- WHAT IS ASKED:
The material below has pictures in it. Set down only the lines from the line containing "Rebuild this chart" through the line containing "TITLE_PX = (246, 22)", word for word, and leave the pictures behind.

- DATA ROWS:
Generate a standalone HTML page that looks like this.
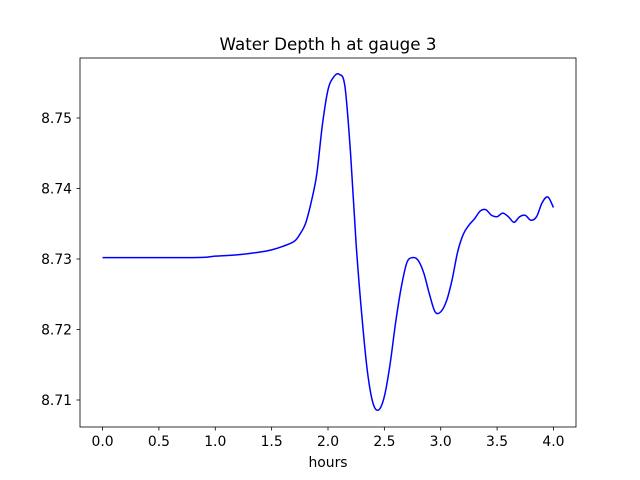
<!DOCTYPE html>
<html><head><meta charset="utf-8"><style>
body{margin:0;background:#fff}
svg{display:block;font-family:"DejaVu Sans","Liberation Sans",sans-serif}
</style></head><body>
<svg id="chart" width="640" height="480">
<rect x="0" y="0" width="640" height="480" fill="#fff"/>
<text x="328" y="50" font-size="16.7" text-anchor="middle">Water Depth h at gauge 3</text>
<g id="plot"></g>
<rect x="80" y="58" width="496" height="369" fill="none" stroke="#000" stroke-width="0.8"/>
<text x="328" y="467" font-size="13.9" text-anchor="middle">hours</text>
</svg>
<script>
const times=[0,0.8,1.0,1.2,1.4,1.5,1.6,1.7,1.75,1.8,1.85,1.9,1.95,2.0,2.05,2.1,2.15,2.2,2.25,2.3,2.35,2.4,2.45,2.5,2.55,2.6,2.65,2.7,2.75,2.8,2.85,2.9,2.95,3.0,3.05,3.1,3.15,3.2,3.25,3.3,3.35,3.4,3.45,3.5,3.55,3.6,3.65,3.7,3.75,3.8,3.85,3.9,3.95,4.0];
const depth=[8.7302,8.7302,8.7304,8.7306,8.7310,8.7313,8.7318,8.7325,8.7335,8.735,8.738,8.742,8.749,8.754,8.7558,8.7562,8.7545,8.745,8.732,8.722,8.714,8.7095,8.7086,8.7105,8.715,8.721,8.726,8.7295,8.7302,8.7298,8.728,8.725,8.7225,8.7225,8.724,8.727,8.731,8.7335,8.7348,8.7357,8.7368,8.737,8.7362,8.736,8.7365,8.736,8.7352,8.736,8.7362,8.7355,8.736,8.738,8.7388,8.7373];
const xTicks=[0,0.5,1.0,1.5,2.0,2.5,3.0,3.5,4.0];
const xTickLabels=["0.0","0.5","1.0","1.5","2.0","2.5","3.0","3.5","4.0"];
const yTicks=[8.71,8.72,8.73,8.74,8.75];
const yTickLabels=["8.71","8.72","8.73","8.74","8.75"];
const X=t=>80+(t+0.2)/4.4*496;
const Y=v=>118+(8.75-v)*7050;
const g=document.getElementById('plot');
const NS='http://www.w3.org/2000/svg';
function mk(tag,attrs){const e=document.createElementNS(NS,tag);for(const k in attrs)e.setAttribute(k,attrs[k]);g.appendChild(e);return e;}
xTicks.forEach((t,i)=>{
 const l=mk('line',{x1:X(t),x2:X(t),y1:427,y2:430.5,stroke:'#000','stroke-width':0.8});
 
 
 const tx=mk('text',{x:X(t),y:446,'font-size':13.9,'text-anchor':'middle'});tx.textContent=xTickLabels[i];
 
 
});
yTicks.forEach((v,i)=>{
 const l=mk('line',{x1:76.5,x2:80,y1:Y(v),y2:Y(v),stroke:'#000','stroke-width':0.8});
 
 
 const tx=mk('text',{x:72,y:Y(v)+5,'font-size':13.9,'text-anchor':'end'});tx.textContent=yTickLabels[i];
 
 
});
const P=times.map((t,i)=>[X(t),Y(depth[i])]);
let d='M'+P[0][0]+','+P[0][1];
for(let i=0;i<P.length-1;i++){
 const p0=P[Math.max(0,i-1)],p1=P[i],p2=P[i+1],p3=P[Math.min(P.length-1,i+2)];
 const c1=[p1[0]+(p2[0]-p0[0])/6,p1[1]+(p2[1]-p0[1])/6];
 const c2=[p2[0]-(p3[0]-p1[0])/6,p2[1]-(p3[1]-p1[1])/6];
 d+=`C${c1[0]},${c1[1]} ${c2[0]},${c2[1]} ${p2[0]},${p2[1]}`;
}
const line=mk('path',{d:d,fill:'none',stroke:'#0000ff','stroke-width':1.5});


</script>
</body></html>
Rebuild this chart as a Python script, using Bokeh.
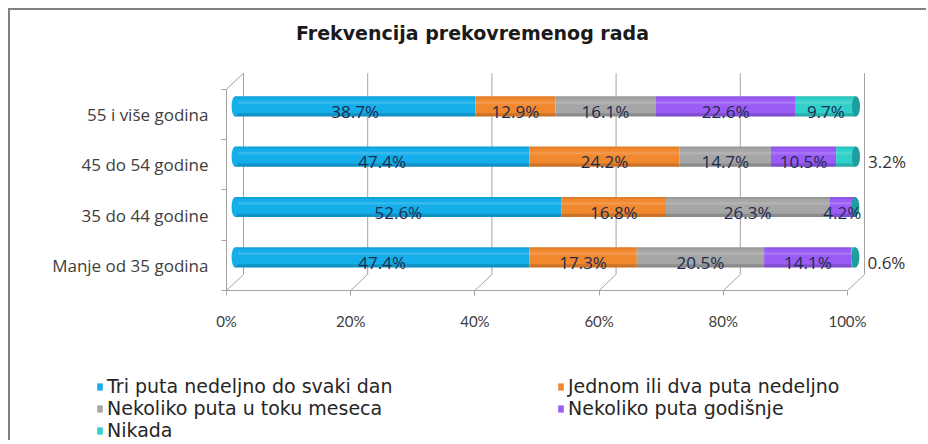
import numpy as np
from bokeh.plotting import figure
from bokeh.models import Range1d, FixedTicker, PrintfTickFormatter, Legend, LegendItem, Label
from bokeh.core.properties import value
from bokeh.embed import file_html
from bokeh.resources import INLINE

# ---------------- data ----------------
categories = ["Manje od 35 godina", "35 do 44 godine", "45 do 54 godine", "55 i više godina"]
series_names = ["Tri puta nedeljno do svaki dan", "Jednom ili dva puta nedeljno",
                "Nekoliko puta u toku meseca", "Nekoliko puta godišnje", "Nikada"]
tri_puta = [47.4, 52.6, 47.4, 38.7]
jednom_dva = [17.3, 16.8, 24.2, 12.9]
nekoliko_mesec = [20.5, 26.3, 14.7, 16.1]
nekoliko_godisnje = [14.1, 4.2, 10.5, 22.6]
nikada = [0.6, 0.0, 3.2, 9.7]
x_ticks = [0, 20, 40, 60, 80, 100]
title_text = "Frekvencija prekovremenog rada"

series = [tri_puta, jednom_dva, nekoliko_mesec, nekoliko_godisnje, nikada]
colors = ["#14AEEA", "#F2882E", "#A6A6A6", "#9A5CF5", "#31D0CB"]
cap_color = "#1E9E9E"

# ---------------- geometry / style ----------------
W, H1, H2 = 918, 336, 96
FRAME_LEFT, FRAME_W, FRAME_H = 216, 689, 280
PX_PER_UNIT_X = 6.21      # pixels per percent
PX_PER_ROW = 50.33        # pixels per category row
DEPTH_X = 17 / PX_PER_UNIT_X   # 3-D depth of the plot box, in x units
DEPTH_Y = 16 / PX_PER_ROW      # 3-D depth, in y units
BAR_DX = DEPTH_X / 2
FRONT_DY = DEPTH_Y / 2
y0 = -0.5 - FRONT_DY
x_end = FRAME_W / PX_PER_UNIT_X
y_end = y0 + FRAME_H / PX_PER_ROW
y_top = len(categories) - 0.5 - FRONT_DY
TITLE_PX = (246, 22)      # title centre: px from frame left, px from top

p = figure(width=W, height=H1, output_backend="svg", toolbar_location=None,
           x_range=Range1d(0, x_end), y_range=Range1d(y0, y_end),
           min_border_left=FRAME_LEFT, min_border_right=W - FRAME_LEFT - FRAME_W,
           min_border_top=0, min_border_bottom=H1 - FRAME_H,
           background_fill_color="white", border_fill_color="white",
           outline_line_color=None,
           styles={"margin-left": "8px", "margin-top": "8px",
                   "border-left": "2px solid #7f7f7f", "border-top": "2px solid #7f7f7f"})
p.grid.visible = False
p.extra_x_ranges = {"bars": Range1d(-BAR_DX, x_end - BAR_DX)}

GRID = "#a3a3a3"
# back wall grid lines and floor slants
p.segment(x0=[t + DEPTH_X for t in x_ticks], y0=[y0 + DEPTH_Y] * len(x_ticks),
          x1=[t + DEPTH_X for t in x_ticks], y1=[y_top + DEPTH_Y] * len(x_ticks),
          line_color=GRID, line_width=1)
p.segment(x0=x_ticks, y0=[y0] * len(x_ticks),
          x1=[t + DEPTH_X for t in x_ticks], y1=[y0 + DEPTH_Y] * len(x_ticks),
          line_color=GRID, line_width=1)
p.segment(x0=[0], y0=[y_top], x1=[DEPTH_X], y1=[y_top + DEPTH_Y],
          line_color=GRID, line_width=1)

rows = np.arange(len(categories))
BAR_H = 0.40
left = np.zeros(len(categories))
label_x, label_y, label_t, label_c = [], [], [], []
for name, vals, col in zip(series_names, series, colors):
    vals = np.array(vals, dtype=float)
    right = left + vals
    p.hbar(y=rows, left=left, right=right, height=BAR_H, fill_color=col,
           line_color=None, x_range_name="bars")
    # cylinder shading
    p.hbar(y=rows - BAR_H * 0.42, left=left, right=right, height=BAR_H * 0.16,
           fill_color="black", fill_alpha=0.16, line_color=None, x_range_name="bars")
    p.hbar(y=rows + BAR_H * 0.45, left=left, right=right, height=BAR_H * 0.10,
           fill_color="black", fill_alpha=0.07, line_color=None, x_range_name="bars")
    p.hbar(y=rows + BAR_H * 0.18, left=left, right=right, height=BAR_H * 0.14,
           fill_color="white", fill_alpha=0.14, line_color=None, x_range_name="bars")
    for i, v in enumerate(vals):
        if v <= 0:
            continue
        if v < 4:
            label_x.append(right[i] + 5.0)
            label_c.append("#333333")
        else:
            label_x.append(left[i] + v / 2)
            label_c.append("#1d2b4f")
        label_y.append(rows[i] - 0.1)
        label_t.append(f"{v:.1f}%")
    left = right

totals = left
p.ellipse(x=[0] * len(categories), y=rows, width=1.1, height=BAR_H,
          fill_color=colors[0], line_color=None, x_range_name="bars")
p.ellipse(x=totals, y=rows, width=1.3, height=BAR_H,
          fill_color=cap_color, line_color=None, x_range_name="bars")

p.text(x=label_x, y=label_y, text=label_t, text_color=label_c,
       text_font=value("Open Sans"), text_font_size="17px",
       text_align="center", text_baseline="middle", x_range_name="bars")

# ---------------- axes ----------------
xa = p.xaxis[0]
xa.ticker = FixedTicker(ticks=x_ticks, minor_ticks=[])
xa.formatter = PrintfTickFormatter(format="%d%%")
xa.bounds = (0, 100)
xa.axis_line_color = GRID
xa.major_tick_line_color = GRID
xa.major_tick_out = 5
xa.major_tick_in = 0
xa.major_label_standoff = 16
xa.major_label_text_font = "Lato"
xa.major_label_text_font_size = "15px"
xa.major_label_text_color = "#404040"

ya = p.yaxis[0]
ya.ticker = FixedTicker(ticks=[k - FRONT_DY for k in rows],
                        minor_ticks=[k - 0.5 - FRONT_DY for k in range(len(categories) + 1)])
ya.major_label_overrides = {float(k - FRONT_DY): c for k, c in zip(rows, categories)}
ya.bounds = (y0, y_top)
ya.axis_line_color = GRID
ya.major_tick_out = 0
ya.major_tick_in = 0
ya.minor_tick_out = 5
ya.minor_tick_in = 0
ya.minor_tick_line_color = GRID
ya.major_label_standoff = 13
ya.major_label_text_font = "Open Sans"
ya.major_label_text_font_size = "17px"
ya.major_label_text_color = "#404040"

# ---------------- title ----------------
p.add_layout(Label(x=TITLE_PX[0] / PX_PER_UNIT_X, y=y_end - TITLE_PX[1] / PX_PER_ROW,
                   text=title_text, text_align="center", text_baseline="middle",
                   text_font="DejaVu Sans", text_font_size="19px", text_font_style="bold",
                   text_color="#1a1a1a"))

# ---------------- legend (separate root below the chart) ----------------
pl = figure(width=W, height=H2, output_backend="svg", toolbar_location=None,
            x_range=Range1d(0, 1), y_range=Range1d(0, 1),
            x_axis_type=None, y_axis_type=None, min_border=0,
            background_fill_color="white", border_fill_color="white",
            outline_line_color=None,
            styles={"margin-left": "8px", "border-left": "2px solid #7f7f7f"})
pl.grid.visible = False
items = []
for name, col in zip(series_names, colors):
    # legend proxy glyph, placed outside the visible range
    r = pl.hbar(y=[-1], left=[0], right=[0], height=0.1, fill_color=col, line_color=None)
    items.append(LegendItem(label=name, renderers=[r]))
legend = Legend(items=items, location=(86, -1), orientation="horizontal",
                nrows=3, ncols=2, glyph_width=7, glyph_height=9, label_standoff=4,
                label_width=450, spacing=-1, padding=0, margin=0,
                border_line_color=None, background_fill_alpha=0,
                label_text_font="DejaVu Sans", label_text_font_size="19px",
                label_text_color="#262626")
pl.add_layout(legend, "center")

open("out.html", "w").write(file_html([p, pl], INLINE))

- FINAL RESULT:
Rebuild this chart as a Python script, using Bokeh.
import numpy as np
from bokeh.plotting import figure
from bokeh.models import Range1d, FixedTicker, PrintfTickFormatter, Legend, LegendItem, Label
from bokeh.core.properties import value
from bokeh.embed import file_html
from bokeh.resources import INLINE

# ---------------- data ----------------
categories = ["Manje od 35 godina", "35 do 44 godine", "45 do 54 godine", "55 i više godina"]
series_names = ["Tri puta nedeljno do svaki dan", "Jednom ili dva puta nedeljno",
                "Nekoliko puta u toku meseca", "Nekoliko puta godišnje", "Nikada"]
tri_puta = [47.4, 52.6, 47.4, 38.7]
jednom_dva = [17.3, 16.8, 24.2, 12.9]
nekoliko_mesec = [20.5, 26.3, 14.7, 16.1]
nekoliko_godisnje = [14.1, 4.2, 10.5, 22.6]
nikada = [0.6, 0.0, 3.2, 9.7]
x_ticks = [0, 20, 40, 60, 80, 100]
title_text = "Frekvencija prekovremenog rada"

series = [tri_puta, jednom_dva, nekoliko_mesec, nekoliko_godisnje, nikada]
colors = ["#14AEEA", "#F2882E", "#A6A6A6", "#9A5CF5", "#31D0CB"]
cap_color = "#1E9E9E"

# ---------------- geometry / style ----------------
W, H1, H2 = 918, 336, 96
FRAME_LEFT, FRAME_W, FRAME_H = 216, 689, 280
PX_PER_UNIT_X = 6.21      # pixels per percent
PX_PER_ROW = 50.33        # pixels per category row
DEPTH_X = 17 / PX_PER_UNIT_X   # 3-D depth of the plot box, in x units
DEPTH_Y = 16 / PX_PER_ROW      # 3-D depth, in y units
BAR_DX = DEPTH_X / 2
FRONT_DY = DEPTH_Y / 2
y0 = -0.5 - FRONT_DY
x_end = FRAME_W / PX_PER_UNIT_X
y_end = y0 + FRAME_H / PX_PER_ROW
y_top = len(categories) - 0.5 - FRONT_DY
TITLE_PX = (246, 22)      # title centre: px from frame left, px from top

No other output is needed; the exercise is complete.